O líder parlamentar do Chega, Pedro Pinto, pediu a palavra para dizer que compreendia que os membros da Mesa têm deveres, “mas os membros da Mesa também não podem ser provocados por alguns deputados”.
“Acontece muita vez, inclusive com o vice-presidente da Assembleia da República, o senhor deputado Diogo Pacheco de Amorim, que também muitas vezes é provocado pelas bancadas da extrema-esquerda. Portanto, isto aqui é direitos iguais, se lá em cima não podem provocar, cá em baixo também não podem provocá-la”, considerou.
Na resposta, Aguiar-Branco disse que o deputado tinha “toda a razão” e pediu que lhe fossem reportados esses episódios, mas voltou a sublinhar que, “ainda assim, há uma responsabilidade acrescida dos membros da Mesa, para que isso não aconteça” – momento em que foi aplaudido por todas as bancadas exceto a do Chega.
A deputada do PS pediu a palavra na quinta-feira para fazer esta interpelação à Mesa durante um debate sobre incêndios e bombeiros, agendado pelo Chega. Filipe Melo, vice-secretário, estava sentado na Mesa da Assembleia da República, à esquerda do presidente, José Pedro Aguiar-Branco.
“Senhor presidente, o vice-secretário que está à sua esquerda [Filipe Melo] está a fazer gestos com a boca enviando-me beijos e a fazer assim com o dedo no nariz, a fazer ‘xiu’, como quem diz, ‘não conte, não conte’”, afirmou a deputada, que salientou: “Há limites, senhor presidente, há mesmo limites.”
O presidente da Assembleia da República disse na altura não ter visto este comportamento e que a comissão de Transparência e Estatuto dos Deputados iria ter de se pronunciar.

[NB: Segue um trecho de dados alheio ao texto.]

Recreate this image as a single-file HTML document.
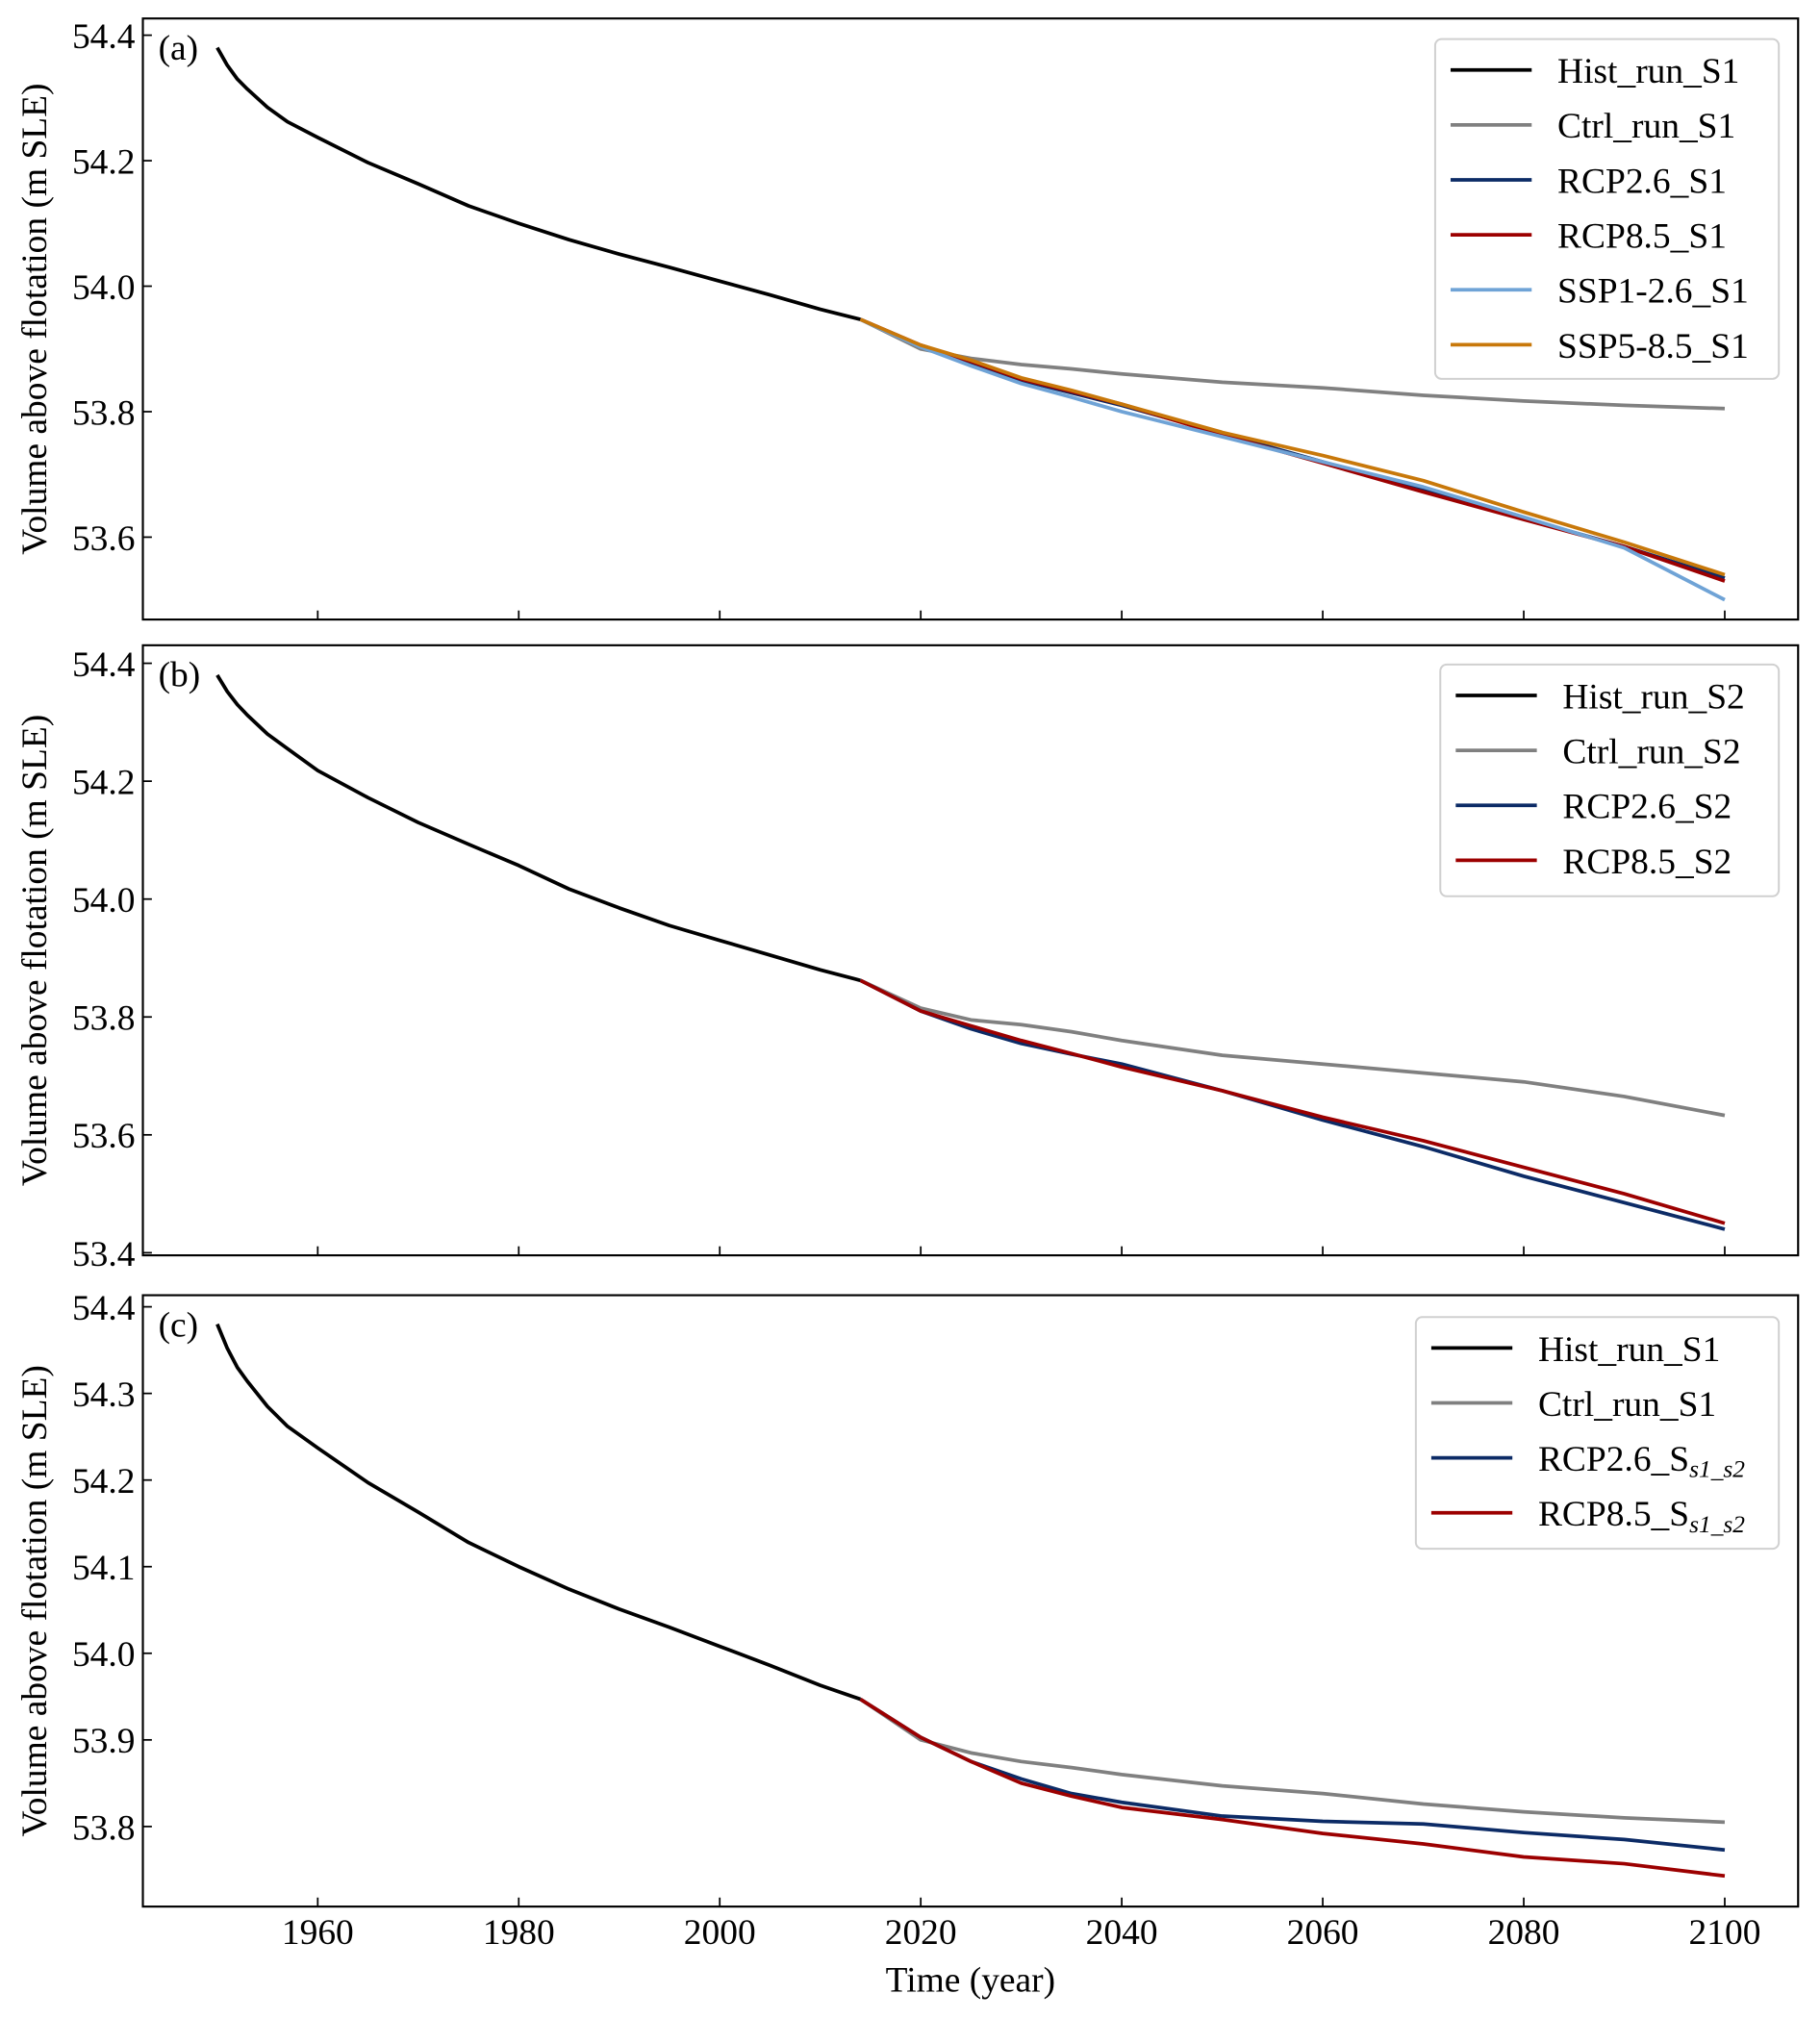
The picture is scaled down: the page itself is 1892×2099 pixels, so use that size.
<!DOCTYPE html>
<html><head><meta charset="utf-8"><style>
html,body{margin:0;padding:0;background:#fff;}
svg{display:block;font-family:"Liberation Serif",serif;}
</style></head><body>
<svg id="chart" width="1892" height="2099" viewBox="0 0 1414 1568" xmlns="http://www.w3.org/2000/svg"></svg>
<script>
// ---- data ----
const histYears = [1950,1951,1952,1953,1955,1957,1960,1965,1970,1975,1980,1985,1990,1995,2000,2005,2010,2014];
const histS1 = [54.38,54.352,54.33,54.314,54.285,54.262,54.237,54.197,54.163,54.128,54.100,54.074,54.051,54.030,54.008,53.986,53.963,53.947];
const histS2 = [54.38,54.352,54.33,54.312,54.28,54.255,54.218,54.172,54.13,54.093,54.057,54.017,53.985,53.955,53.93,53.905,53.88,53.862];
const futYears = [2014,2020,2025,2030,2035,2040,2050,2060,2070,2080,2090,2100];
const ctrlS1 = [53.947,53.900,53.885,53.875,53.868,53.860,53.847,53.838,53.826,53.817,53.810,53.805];
const rcp26S1 = [53.947,53.905,53.878,53.850,53.830,53.810,53.765,53.720,53.675,53.630,53.585,53.535];
const rcp85S1 = [53.947,53.906,53.880,53.852,53.832,53.812,53.763,53.718,53.672,53.628,53.585,53.530];
const ssp126S1 = [53.947,53.903,53.873,53.845,53.823,53.800,53.760,53.720,53.680,53.632,53.583,53.500];
const ssp585S1 = [53.947,53.906,53.882,53.854,53.834,53.812,53.767,53.730,53.690,53.640,53.592,53.540];
const ctrlS2 = [53.862,53.815,53.795,53.787,53.775,53.760,53.735,53.720,53.705,53.690,53.665,53.633];
const rcp26S2 = [53.862,53.810,53.780,53.755,53.737,53.720,53.675,53.625,53.580,53.530,53.485,53.440];
const rcp85S2 = [53.862,53.810,53.785,53.760,53.738,53.715,53.675,53.630,53.590,53.545,53.500,53.450];
const rcp26S12 = [53.947,53.903,53.875,53.855,53.838,53.828,53.812,53.806,53.803,53.793,53.785,53.773];
const rcp85S12 = [53.947,53.903,53.875,53.850,53.835,53.822,53.808,53.792,53.780,53.765,53.757,53.743];
const xTicks = [1960,1980,2000,2020,2040,2060,2080,2100];
const yTicksA = [53.6,53.8,54.0,54.2,54.4];
const yTicksB = [53.4,53.6,53.8,54.0,54.2,54.4];
const yTicksC = [53.8,53.9,54.0,54.1,54.2,54.3,54.4];

const NS="http://www.w3.org/2000/svg";
const svg=document.getElementById('chart');
function mk(tag,attrs,parent){const e=document.createElementNS(NS,tag);for(const k in attrs)e.setAttribute(k,attrs[k]);(parent||svg).appendChild(e);return e;}
const L=111,R=1397,FS=28;
const X=y=>L+(y-1942.6)/(2107.3-1942.6)*(R-L);
const C={black:'#000',gray:'#808080',navy:'#0c2b66',red:'#9c0000',lblue:'#6fa3d6',orange:'#c8780a'};

function panel(cfg){
  const g=mk('g',{});
  
  
  const Y=v=>cfg.y0+(cfg.v0-v)*cfg.ppu;
  mk('rect',{x:L,y:cfg.top,width:R-L,height:cfg.bot-cfg.top,fill:'none',stroke:'#000','stroke-width':1.6},g);
  xTicks.forEach(t=>{
    const tk=mk('line',{x1:X(t),x2:X(t),y1:cfg.bot,y2:cfg.bot-7,stroke:'#000','stroke-width':1.3},g);
    
    
    if(cfg.labels){const tx=mk('text',{x:X(t),y:cfg.bot+29,'text-anchor':'middle','font-size':FS},g);tx.textContent=t;
      
      }
  });
  cfg.yt.forEach(t=>{
    mk('line',{x1:L,x2:L+7,y1:Y(t),y2:Y(t),stroke:'#000','stroke-width':1.3},g);
    const tx=mk('text',{x:L-6,y:Y(t)+10,'text-anchor':'end','font-size':FS},g);tx.textContent=t.toFixed(1);
    
    
  });
  const yc=(cfg.top+cfg.bot)/2;
  const yl=mk('text',{x:36,y:yc,'text-anchor':'middle','font-size':FS,transform:`rotate(-90 36 ${yc})`},g);
  yl.textContent='Volume above flotation (m SLE)';
  
  
  const pl=mk('text',{x:123,y:cfg.top+32,'font-size':FS},g);pl.textContent='('+cfg.id+')';
  
  
  cfg.series.forEach(s=>{
    const pts=s.xs.map((x,i)=>X(x).toFixed(1)+','+Y(s.v[i]).toFixed(1)).join(' ');
    const p=mk('polyline',{points:pts,fill:'none',stroke:s.c,'stroke-width':2.8,'stroke-linejoin':'round'},g);
    
    
  });
  const lg=mk('g',{},g);
  
  
  const lb=cfg.leg;
  mk('rect',{x:lb.x,y:lb.y,width:1382-lb.x,height:lb.h,rx:5,fill:'#fff',stroke:'#d0d0d0','stroke-width':1.5},lg);
  cfg.series.forEach((s,i)=>{
    const yy=lb.y+24+i*42.7;
    mk('line',{x1:lb.x+12,x2:lb.x+75,y1:yy,y2:yy,stroke:s.c,'stroke-width':2.8},lg);
    const tx=mk('text',{x:lb.x+95,y:yy+10,'font-size':FS},lg);
    
    
    if(s.sub){tx.textContent=s.n;const ts=mk('tspan',{'font-size':19,'font-style':'italic',dy:5},tx);ts.textContent=s.sub;}
    else tx.textContent=s.n;
  });
}
panel({id:'a',top:14,bot:481,y0:27,v0:54.4,ppu:487.5,yt:yTicksA,leg:{x:1115,y:30,h:264},series:[
 {n:'Hist_run_S1',c:C.black,xs:histYears,v:histS1},
 {n:'Ctrl_run_S1',c:C.gray,xs:futYears,v:ctrlS1},
 {n:'RCP2.6_S1',c:C.navy,xs:futYears,v:rcp26S1},
 {n:'RCP8.5_S1',c:C.red,xs:futYears,v:rcp85S1},
 {n:'SSP1-2.6_S1',c:C.lblue,xs:futYears,v:ssp126S1},
 {n:'SSP5-8.5_S1',c:C.orange,xs:futYears,v:ssp585S1}]});
panel({id:'b',top:501,bot:975,y0:515,v0:54.4,ppu:458,yt:yTicksB,leg:{x:1119,y:516,h:180},series:[
 {n:'Hist_run_S2',c:C.black,xs:histYears,v:histS2},
 {n:'Ctrl_run_S2',c:C.gray,xs:futYears,v:ctrlS2},
 {n:'RCP2.6_S2',c:C.navy,xs:futYears,v:rcp26S2},
 {n:'RCP8.5_S2',c:C.red,xs:futYears,v:rcp85S2}]});
panel({id:'c',top:1006,bot:1481,y0:1015,v0:54.4,ppu:673,yt:yTicksC,labels:true,leg:{x:1100,y:1023,h:180},series:[
 {n:'Hist_run_S1',c:C.black,xs:histYears,v:histS1},
 {n:'Ctrl_run_S1',c:C.gray,xs:futYears,v:ctrlS1},
 {n:'RCP2.6_S',sub:'s1_s2',c:C.navy,xs:futYears,v:rcp26S12},
 {n:'RCP8.5_S',sub:'s1_s2',c:C.red,xs:futYears,v:rcp85S12}]});
const xt=mk('text',{x:754,y:1547,'text-anchor':'middle','font-size':FS});
xt.textContent='Time (year)';


</script>
</body></html>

“Registo e farei o devido envio para a comissão”, indicou.
Isabel Moreira partilhou nas redes sociais o vídeo da intervenção de Aguiar-Branco no início dos trabalhos de hoje. “Há anos que várias deputadas denunciam comportamentos inaceitáveis por parte de deputados do Chega. Tentam intimidar, silenciar, assediar e ofendem. Os testemunhos acumulam-se num Parlamento que tolera a misoginia, uma das maiores causas de morte em Portugal. É uma constante na casa da democracia. Ontem aconteceu a partir da mesa. Da mesa, da mesa que dirige os trabalhos”, escreveu a deputada socialista.
“Não está em causa apenas a minha pessoa, mas sobretudo o Parlamento, a democracia, a legitimação na casa do povo da mensagem mais perigosa que se pode passar a todas as raparigas ainda meninas e mulheres adultas”, acrescentou Isabel Moreira, para quem “foi um passo importante esta tomada de posição do presidente da Assembleia da República”.